Я вспомнил его зеленку, нитки… Что он мог иметь за это? Пару яиц, шматок сала… Свое дело! И этот старый еврей, не ленясь, каждодневно обходил деревню за деревней, а там собаки, хозяева, которые гоняют его… И все-таки он шел, он был уверен, он — при деле. Криксун вырастал в моих глазах… Я увидел в этом сморщенном маленьком человечке нечто высокое, какую-то пусть нелепую, но идею, которой он служил.
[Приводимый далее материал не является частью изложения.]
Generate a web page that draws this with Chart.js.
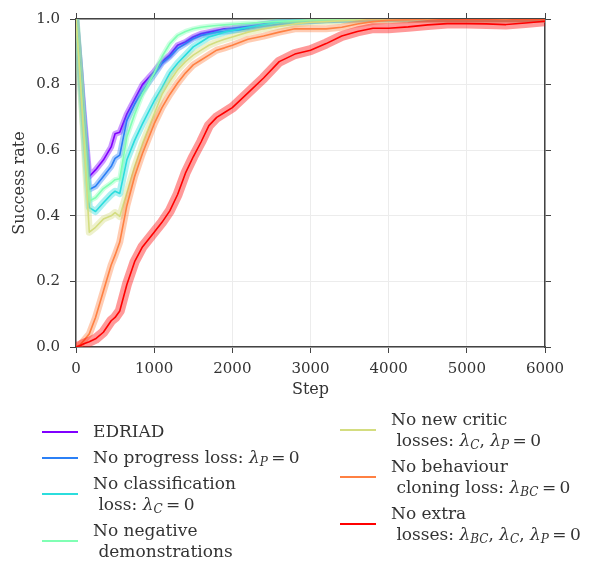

Но пора уже было собираться домой. Я поглядел в окошко… За
С Костюковичами, кстати, был связан еще один комический эпизод. Привезя как-то маму на районную учительскую конференцию, я повел свою кобылку к колодцу напоить. У колодца я застал одну из ветхозаветных фигур местечка Костюковичи, местного аборигена. Он обратился ко мне на идиш. Я сказал, что не понимаю его. И тогда он с непередаваемым чувством горечи, но отдавая дань власти обстоятельств, глядя на меня, скорбно заметил:
— Уже забыл…
Заодно вспомнился мне еще один случай. Я учительствовал в селе Бороньки. Мне было едва ли 17 лет, а может, еще не было. Это было время, когда дети в деревне, встречая учителя на улице, «шкрабали» себе голову, намекая на введенное в то время новое название профессии учителя — «шкраб», сокращенно от «школьного работника». Так вот, разбирая данное в книге предложение: «Перелезая через забор, мальчик разорвал себе рубашку», — я спросил маленького Гирша, сына кузнеца:
— Где разорвал себе рубашку мальчик?
Вопрос, конечно, был поставлен недостаточно четко, по меньшей мере, с точки зрения грамматики. Гирш был озадачен. Он хотел угодить господину учителю и не знал, как удачней ответить. Наконец он решился:
— Вот тут… — прошептал он и указал место на своем рукаве.
«Чирик-чик-чик»
В 1920 году группа работников Министерства финансов организовала под Москвой на территории бывшего Николо-Угрешского монастыря детский интернат для своих детей, под флагом спасения молодого поколения от голода, который царил тогда повсеместно.
По преданию, монастырь был построен на месте ночевки великого князя Димитрия, где он останавливался со своим войском, идя навстречу Мамаю, вторгшемуся на русскую землю.
После жаркой молитвы, как говорит легенда, князю явилась икона Николая Чудотворца над высокой сосной, что он воспринял как знамение победы над врагом и воскликнул: «Сия вся угреша сердце мое!» Угрелось этим видением сердце князя, и, ободренный святителем, он двинулся на битву с татаро-монголами. Битва впоследствии будет названа Куликовской, а князь — Димитрием Донским.
Очевидно, среди наркомфиновцев оказались энергичные люди. Две монастырские гостиницы, где останавливались именитые купцы из Москвы, отмаливавшие свои грехи, были оборудованы под классы и общежития. Удалось также наладить бесперебойное снабжение питанием.
Но, по существу, этот интернат в руках своих создателей выглядел самым настоящим заповедником, оберегающим подрастающее поколение от «растлевающего влияния» внешней среды. Да и как могли люди старого режима создать иное?